I am running an Airflow DAG that utilizes the KubernetesPodOperator to execute tasks in a Kubernetes cluster. However, I've encountered an issue where several of my tasks are being terminated with a SIGTERM signal before it reaches its defined execution_timeout.
Notice that before I updated Airflow, I don't recall seeing this issue.

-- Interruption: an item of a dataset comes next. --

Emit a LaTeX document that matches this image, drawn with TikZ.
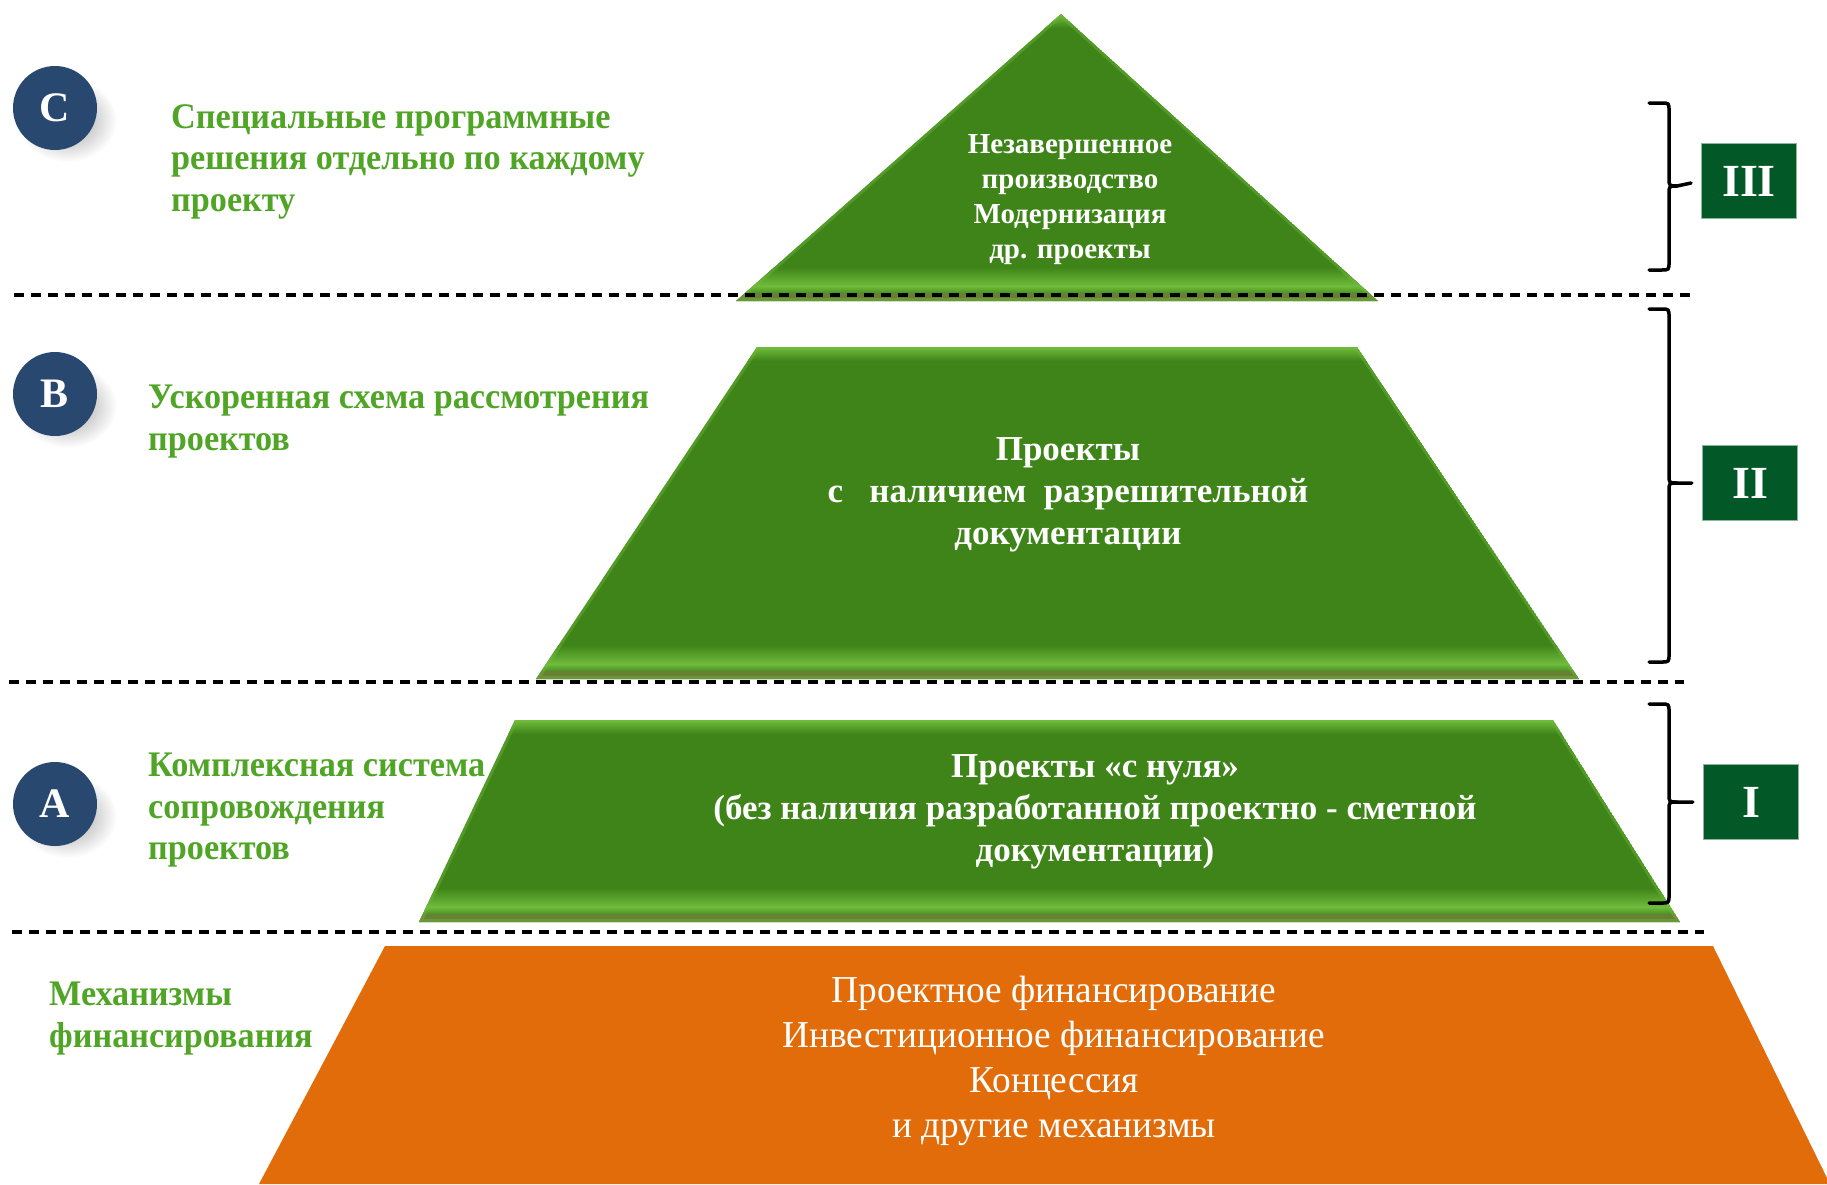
\documentclass[tikz,border=0pt]{standalone}
\usepackage{fontspec}
\setmainfont{Liberation Serif}
\newfontfamily\condfont[FakeStretch=0.95]{Liberation Serif}
\newfontfamily\orfont[FakeStretch=0.982]{Liberation Serif}
\definecolor{gbase}{RGB}{62,132,24}
\definecolor{glight}{RGB}{112,188,60}
\definecolor{gdark}{RGB}{104,128,52}
\definecolor{glabel}{RGB}{80,165,38}
\definecolor{navy}{RGB}{40,72,112}
\definecolor{orng}{RGB}{227,108,10}
\definecolor{boxg}{RGB}{3,88,40}
\newcommand{\greenslab}[3]{%
  \begin{scope}
    \clip #1;
    \fill[gbase] #1;
    \shade[top color=glight, bottom color=gbase] (0,#3) rectangle (1827,#3+14);
    \shade[top color=gbase, bottom color=glight] (0,#2-34) rectangle (1827,#2-15);
    \shade[top color=glight, bottom color=gbase!75!glight] (0,#2-15) rectangle (1827,#2-8);
    \fill[gdark] (0,#2-8) rectangle (1827,#2+2);
    \draw[glight, line width=6, opacity=0.4] #1;
  \end{scope}}
\tikzset{
  lbl/.style={text=glabel, font=\condfont\bfseries\fontsize{36}{41.5}\selectfont, align=left, inner sep=0, anchor=west},
  intext/.style={text=white, font=\bfseries\fontsize{35}{42}\selectfont, align=center, inner sep=0},
  circ/.style={circle, minimum size=84, inner sep=0, fill=navy, text=white, font=\bfseries\fontsize{42}{42}\selectfont},
  numbox/.style={rectangle, minimum width=95, minimum height=75, fill=boxg, draw=boxg!45!white, line width=1.5, text=white, font=\bfseries\fontsize{46}{46}\selectfont},
  sep/.style={dash pattern=on 10pt off 7pt, line width=3.2},
  brace/.style={line width=3.5, line cap=round, line join=round}
}
\begin{document}
\begin{tikzpicture}[x=1pt,y=-1pt]
\useasboundingbox (0,0) rectangle (1827,1184);
% orange base
\fill[orng] (385,946) -- (1713,946) -- (1830,1184) -- (259,1184) -- cycle;
% green shapes
\greenslab{(1061,14) -- (1378,301) -- (736,301) -- cycle}{301}{14}
\greenslab{(757,347) -- (1357,347) -- (1579,679) -- (536,679) -- cycle}{679}{347}
\greenslab{(515,720) -- (1553,720) -- (1680,922) -- (419,922) -- cycle}{922}{720}
% dashed separators
\draw[sep] (14,295) -- (1695,295);
\draw[sep] (9,682) -- (1684,682);
\draw[sep] (12,932) -- (1704,932);
% circle shadows
\foreach \cy in {108,394,804}{
  \shade[inner color=black!40, outer color=white] (67,\cy+12) ellipse [x radius=50, y radius=42];
}
\node[circ] (cC) at (55,108) {C};
\node[circ] (cB) at (55,394) {B};
\node[circ] (cA) at (55,804) {A};
% left labels
\node[lbl] (lC) at (171,161.5) {Специальные программные\\решения отдельно по каждому\\проекту};
\node[lbl] (lB) at (148,421.5) {Ускоренная схема рассмотрения\\проектов};
\node[lbl] (lA) at (148,810.5) {Комплексная система\\сопровождения\\проектов};
\node[lbl] (lM) at (49,1018.5) {Механизмы\\финансирования};
% shape texts
\node[intext, font=\bfseries\fontsize{29}{35}\selectfont] (tTop) at (1070,199.5) {Незавершенное\\производство\\Модернизация\\др. проекты};
\node[intext] (tMid) at (1068,494.5) {Проекты\\с\ \ \ наличием\ \ разрешительной\\документации};
\node[intext] (tLow) at (1095,811.5) {Проекты «с нуля»\\(без наличия разработанной проектно - сметной\\документации)};
\node[text=white, font=\orfont\fontsize{38}{45}\selectfont, align=center, inner sep=0] (tOr) at (1054,1060.5) {Проектное финансирование\\Инвестиционное финансирование\\Концессия\\и другие механизмы};
% level boxes
\node[numbox] (bIII) at (1749,181) {III};
\node[numbox] (bII) at (1750,483) {II};
\node[numbox] (bI) at (1751,802) {I};
% braces
\draw[brace, shorten >=10pt] (1649,103) -- (1661,103) .. controls (1669,103) .. (1669,111) -- (1669,178) .. controls (1669,186) .. (1677,186) -- (bIII.west);
\draw[brace] (1677,186) .. controls (1669,186) .. (1669,194) -- (1669,262) .. controls (1669,270) .. (1661,270) -- (1649,270);
\draw[brace, shorten >=10pt] (1649,309) -- (1661,309) .. controls (1669,309) .. (1669,317) -- (1669,475) .. controls (1669,483) .. (1677,483) -- (bII.west);
\draw[brace] (1677,483) .. controls (1669,483) .. (1669,491) -- (1669,654) .. controls (1669,662) .. (1661,662) -- (1649,662);
\draw[brace, shorten >=10pt] (1649,704) -- (1661,704) .. controls (1669,704) .. (1669,712) -- (1669,794) .. controls (1669,802) .. (1677,802) -- (bI.west);
\draw[brace] (1677,802) .. controls (1669,802) .. (1669,810) -- (1669,895) .. controls (1669,903) .. (1661,903) -- (1649,903);
\end{tikzpicture}
\end{document}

I honestly don't think it has to be with the Airflow version but a misconfiguration in my DAGs or in Kubernetes-Helm
My packages
awswrangler==2.19.0
apache-airflow==2.7.1
apache-airflow-providers-cncf-kubernetes==7.5.1
apache-airflow-providers-amazon==8.6.0
boto3==1.28.39
gnupg==2.3.1
PyYAML==6.0.1
Here's the error I'm seeing in the logs:
[2023-10-09, 13:52:40 UTC] {local_task_job_runner.py:115} ERROR - Received SIGTERM. Terminating subprocesses
...
[2023-10-09, 13:52:40 UTC] {taskinstance.py:1630} ERROR - Received SIGTERM. Terminating subprocesses.
...
[2023-10-09, 13:52:40 UTC] {taskinstance.py:1935} ERROR - Task failed with exception
In my DAG, I've set the execution_timeout for each task to 24 hours:
execution_timeout=timedelta(hours=24)
However, the task is being terminated around the 11-hour mark or earlier.

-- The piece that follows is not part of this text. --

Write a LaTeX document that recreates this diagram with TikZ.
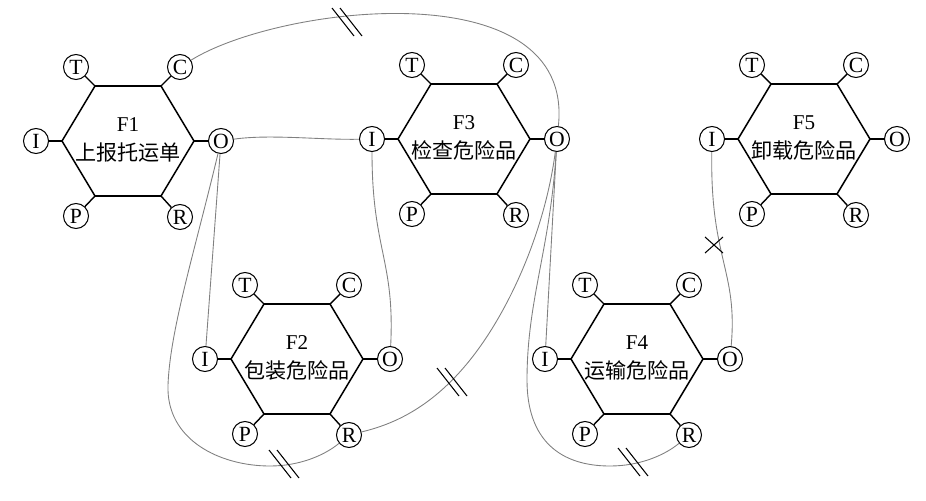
\documentclass[tikz,border=0pt]{standalone}
\usepackage{fontspec}
\setmainfont{Liberation Serif}
\newfontfamily\cjk{Noto Sans CJK SC}
\definecolor{linkgray}{RGB}{128,128,128}
\tikzset{
  x=0.03cm, y=-0.03cm,
  hexline/.style={draw=black, line width=1.3pt, line join=miter},
  stub/.style={draw=black, line width=1.2pt},
  aspect/.style={circle, draw=black, line width=0.9pt, minimum size=0.75cm, inner sep=0pt, font=\fontsize{18.5}{20}\selectfont},
  fnlabel/.style={align=center, inner sep=0pt, font=\fontsize{18}{25}\selectfont},
  link/.style={draw=linkgray, line width=0.75pt},
  marker/.style={draw=black, line width=0.9pt},
  brkmark/.pic={\draw[marker] (-15,-14) -- (7,14); \draw[marker] (-7,-14) -- (15,14);},
  crossmark/.pic={\draw[marker] (-9,-8) -- (9,8); \draw[marker] (-9,8) -- (9,-8);}
}
\newcommand\framfn[4]{%
\begin{scope}[shift={(#2,#3)}]
\draw[hexline] (-66,0) coordinate (#1-vI) -- (-33,-55) coordinate (#1-vT) -- (33,-55) coordinate (#1-vC) -- (66,0) coordinate (#1-vO) -- (33,55) coordinate (#1-vR) -- (-33,55) coordinate (#1-vP) -- cycle;
\node[aspect] (#1-I) at (-92,0) {I};
\node[aspect] (#1-O) at (93,0) {O};
\node[aspect] (#1-T) at (-52,-74) {T};
\node[aspect] (#1-C) at (52,-74) {C};
\node[aspect] (#1-P) at (-52,75) {P};
\node[aspect] (#1-R) at (52,76) {R};
\foreach \a in {I,O,T,C,P,R} {\draw[stub] (#1-v\a) -- (#1-\a);}
\node[fnlabel] (#1) at (0,-1) {#4};
\end{scope}}
\begin{document}
\begin{tikzpicture}
\useasboundingbox (0,0) rectangle (926,500);
\framfn{F1}{128}{141}{F1\\{\cjk 上报托运单}}
\framfn{F2}{297}{359}{F2\\{\cjk 包装危险品}}
\framfn{F3}{464}{139}{F3\\{\cjk 检查危险品}}
\framfn{F4}{637}{359}{F4\\{\cjk 运输危险品}}
\framfn{F5}{804}{139}{F5\\{\cjk 卸载危险品}}
% connectors
\draw[link] (F1-C) .. controls (280,5) and (575,-30) .. (F3-O);
\draw[link] (F1-O) .. controls (270,134) and (320,140) .. (F3-I);
\draw[link] (F1-O) -- (F2-I);
\draw[link] (F1-O) .. controls (195,250) and (170,330) .. (168,385)
  .. controls (166,440) and (220,466) .. (270,466)
  .. controls (300,466) and (325,455) .. (F2-R);
\draw[link] (F2-R) .. controls (390,425) and (430,410) .. (470,360)
  .. controls (510,310) and (545,230) .. (F3-O);
\draw[link] (F3-I) .. controls (372,250) and (395,260) .. (F2-O);
\draw[link] (F3-O) -- (F4-I);
\draw[link] (F3-O) .. controls (550,250) and (527,300) .. (527,380)
  .. controls (527,440) and (560,466) .. (610,466)
  .. controls (640,466) and (665,455) .. (F4-R);
\draw[link] (F5-I) .. controls (710,260) and (738,270) .. (F4-O);
% marks
\pic at (347,22) {brkmark};
\pic at (284,464) {brkmark};
\pic at (452,382) {brkmark};
\pic at (633,462) {brkmark};
\pic at (714,245) {crossmark};
\end{tikzpicture}
\end{document}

Here's a snippet from my DAG:
with DAG(
...
) as dag:
my_process = KubernetesPodOperator(
...
execution_timeout=timedelta(hours=24),
container_resources=RESOURCES['medium']
...
**pod_args
)
...
And from my config.py:
RESOURCES = {
...
'medium': client.V1ResourceRequirements(
requests={"cpu": "2000m", "memory": "2Gi"},
limits={"cpu": "2000m", "memory": "2Gi"}
),
...
}
pod_args = {
'namespace': "airflow",
'service_account_name': "airflow",
'image_pull_secrets': [k8s.V1LocalObjectReference("docker-registry")],
'env_vars': {
"EXECUTION_DATE": "{{ execution_date }}",
},
'in_cluster': True,
'get_logs': True,
'on_finish_action': 'delete_succeeded_pod',
}
I've ensured that the resources are appropriately allocated and there are no issues with the Kubernetes cluster itself.
Has anyone encountered a similar issue or can provide insights into why the task might be receiving a SIGTERM before the execution_timeout is reached? Any help or guidance would be greatly appreciated!